_EXERCISE DETAILS_
Write the listing below out again exactly, dropping the images.

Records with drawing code
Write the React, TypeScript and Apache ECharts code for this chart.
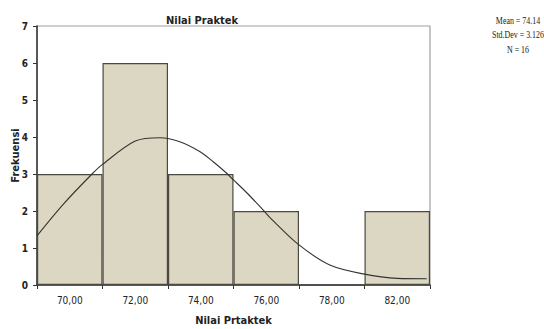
import React, { useEffect, useRef } from "react";
import * as echarts from "echarts";

const categories = ["70,00", "72,00", "74,00", "76,00", "78,00", "82,00"];
const frequencies = [3, 6, 3, 2, 0, 2];
// normal curve: [position in bin units, frequency]
const curvePoints: [number, number][] = [
  [0, 1.33], [0.4, 2.18], [0.84, 3.0], [1.0, 3.26], [1.5, 3.89], [1.88, 3.98],
  [2.18, 3.87], [2.49, 3.6], [2.69, 3.33], [2.87, 3.06], [3.0, 2.84],
  [3.21, 2.48], [3.45, 2.03], [3.58, 1.78], [3.98, 1.11], [4.47, 0.54],
  [4.98, 0.3], [5.5, 0.18], [5.95, 0.17],
];
const statsLines = ["Mean = 74.14", "Std.Dev = 3.126", "N = 16"];
const titleText = "Nilai Praktek";
const xName = "Nilai Prtaktek";
const yName = "Frekuensi";

const FONT = "'DejaVu Sans Condensed', 'DejaVu Sans', sans-serif";

export default function App() {
  const ref = useRef<HTMLDivElement>(null);
  useEffect(() => {
    document.body.style.margin = "0";
    const chart = echarts.init(ref.current!, null, { renderer: "svg" });
    chart.setOption({
      animation: false,
      backgroundColor: "#ffffff",
      grid: {
        left: 37, top: 26, right: 114, bottom: 44,
        containLabel: false,
        outerBoundsMode: "none",
        show: true, borderColor: "#a0a0a0", borderWidth: 1.2,
      },
      xAxis: [
        {
          type: "category",
          data: categories,
          boundaryGap: true,
          name: xName,
          nameLocation: "middle",
          nameGap: 30,
          nameTextStyle: { fontFamily: FONT, fontSize: 11, fontWeight: "bold", color: "#222" },
          axisLine: { lineStyle: { color: "#333", width: 1.5 } },
          axisTick: { show: true, length: 4, interval: 0, lineStyle: { color: "#333" } },
          axisLabel: { margin: 10, fontFamily: FONT, fontSize: 10, color: "#222", interval: 0 },
          splitLine: { show: false },
        },
        {
          type: "value",
          min: 0,
          max: 6,
          show: false,
        },
      ],
      yAxis: {
        type: "value",
        min: 0,
        max: 7,
        interval: 1,
        name: yName,
        nameLocation: "middle",
        nameGap: 16,
        nameMoveOverlap: false,
        nameTextStyle: { fontFamily: FONT, fontSize: 11, fontWeight: "bold", color: "#222" },
        axisLine: { show: true, lineStyle: { color: "#333", width: 1.5 } },
        axisTick: { show: true, length: 4, lineStyle: { color: "#333" } },
        axisLabel: { margin: 9, fontFamily: FONT, fontSize: 10, fontWeight: "bold", color: "#222" },
        splitLine: { show: false },
      },
      series: [
        {
          type: "bar",
          xAxisIndex: 0,
          data: frequencies,
          barCategoryGap: "0%",
          itemStyle: { color: "#dcd7c2", borderColor: "#4a4a40", borderWidth: 1.2 },
        },
        {
          type: "line",
          xAxisIndex: 1,
          data: curvePoints,
          smooth: 0.3,
          showSymbol: false,
          lineStyle: { color: "#333", width: 1.1 },
          z: 5,
        },
      ],
      graphic: [
        {
          type: "text",
          x: 202, y: 20,
          style: {
            text: titleText, fontFamily: FONT, fontSize: 11, fontWeight: "bold",
            fill: "#222", textAlign: "center", textVerticalAlign: "middle",
          },
        },
        ...statsLines.map((t, i) => ({
          type: "text",
          x: 518, y: [20, 34, 49][i],
          scaleX: 0.72,
          style: {
            text: t, fontFamily: "'Liberation Serif', 'DejaVu Serif', serif", fontSize: 11,
            fill: "#222", textAlign: "center", textVerticalAlign: "middle",
          },
        })),
      ],
    });
    return () => chart.dispose();
  }, []);
  return <div ref={ref} style={{ width: 544, height: 329 }} />;
}
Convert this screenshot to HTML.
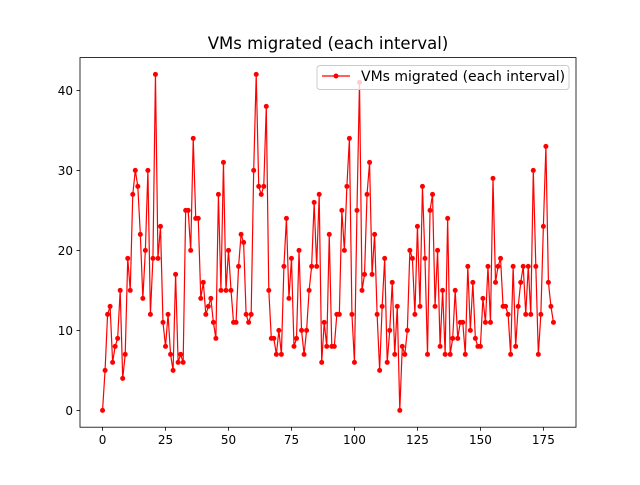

_WRITTEN SOLUTION_
Write the React, TypeScript and Apache ECharts code for this chart.
import React, { useEffect, useRef } from "react";
import * as echarts from "echarts";

const categories = ["70,00", "72,00", "74,00", "76,00", "78,00", "82,00"];
const frequencies = [3, 6, 3, 2, 0, 2];
// normal curve: [position in bin units, frequency]
const curvePoints: [number, number][] = [
  [0, 1.33], [0.4, 2.18], [0.84, 3.0], [1.0, 3.26], [1.5, 3.89], [1.88, 3.98],
  [2.18, 3.87], [2.49, 3.6], [2.69, 3.33], [2.87, 3.06], [3.0, 2.84],
  [3.21, 2.48], [3.45, 2.03], [3.58, 1.78], [3.98, 1.11], [4.47, 0.54],
  [4.98, 0.3], [5.5, 0.18], [5.95, 0.17],
];
const statsLines = ["Mean = 74.14", "Std.Dev = 3.126", "N = 16"];
const titleText = "Nilai Praktek";
const xName = "Nilai Prtaktek";
const yName = "Frekuensi";

const FONT = "'DejaVu Sans Condensed', 'DejaVu Sans', sans-serif";

export default function App() {
  const ref = useRef<HTMLDivElement>(null);
  useEffect(() => {
    document.body.style.margin = "0";
    const chart = echarts.init(ref.current!, null, { renderer: "svg" });
    chart.setOption({
      animation: false,
      backgroundColor: "#ffffff",
      grid: {
        left: 37, top: 26, right: 114, bottom: 44,
        containLabel: false,
        outerBoundsMode: "none",
        show: true, borderColor: "#a0a0a0", borderWidth: 1.2,
      },
      xAxis: [
        {
          type: "category",
          data: categories,
          boundaryGap: true,
          name: xName,
          nameLocation: "middle",
          nameGap: 30,
          nameTextStyle: { fontFamily: FONT, fontSize: 11, fontWeight: "bold", color: "#222" },
          axisLine: { lineStyle: { color: "#333", width: 1.5 } },
          axisTick: { show: true, length: 4, interval: 0, lineStyle: { color: "#333" } },
          axisLabel: { margin: 10, fontFamily: FONT, fontSize: 10, color: "#222", interval: 0 },
          splitLine: { show: false },
        },
        {
          type: "value",
          min: 0,
          max: 6,
          show: false,
        },
      ],
      yAxis: {
        type: "value",
        min: 0,
        max: 7,
        interval: 1,
        name: yName,
        nameLocation: "middle",
        nameGap: 16,
        nameMoveOverlap: false,
        nameTextStyle: { fontFamily: FONT, fontSize: 11, fontWeight: "bold", color: "#222" },
        axisLine: { show: true, lineStyle: { color: "#333", width: 1.5 } },
        axisTick: { show: true, length: 4, lineStyle: { color: "#333" } },
        axisLabel: { margin: 9, fontFamily: FONT, fontSize: 10, fontWeight: "bold", color: "#222" },
        splitLine: { show: false },
      },
      series: [
        {
          type: "bar",
          xAxisIndex: 0,
          data: frequencies,
          barCategoryGap: "0%",
          itemStyle: { color: "#dcd7c2", borderColor: "#4a4a40", borderWidth: 1.2 },
        },
        {
          type: "line",
          xAxisIndex: 1,
          data: curvePoints,
          smooth: 0.3,
          showSymbol: false,
          lineStyle: { color: "#333", width: 1.1 },
          z: 5,
        },
      ],
      graphic: [
        {
          type: "text",
          x: 202, y: 20,
          style: {
            text: titleText, fontFamily: FONT, fontSize: 11, fontWeight: "bold",
            fill: "#222", textAlign: "center", textVerticalAlign: "middle",
          },
        },
        ...statsLines.map((t, i) => ({
          type: "text",
          x: 518, y: [20, 34, 49][i],
          scaleX: 0.72,
          style: {
            text: t, fontFamily: "'Liberation Serif', 'DejaVu Serif', serif", fontSize: 11,
            fill: "#222", textAlign: "center", textVerticalAlign: "middle",
          },
        })),
      ],
    });
    return () => chart.dispose();
  }, []);
  return <div ref={ref} style={{ width: 544, height: 329 }} />;
}
Convert this screenshot to HTML.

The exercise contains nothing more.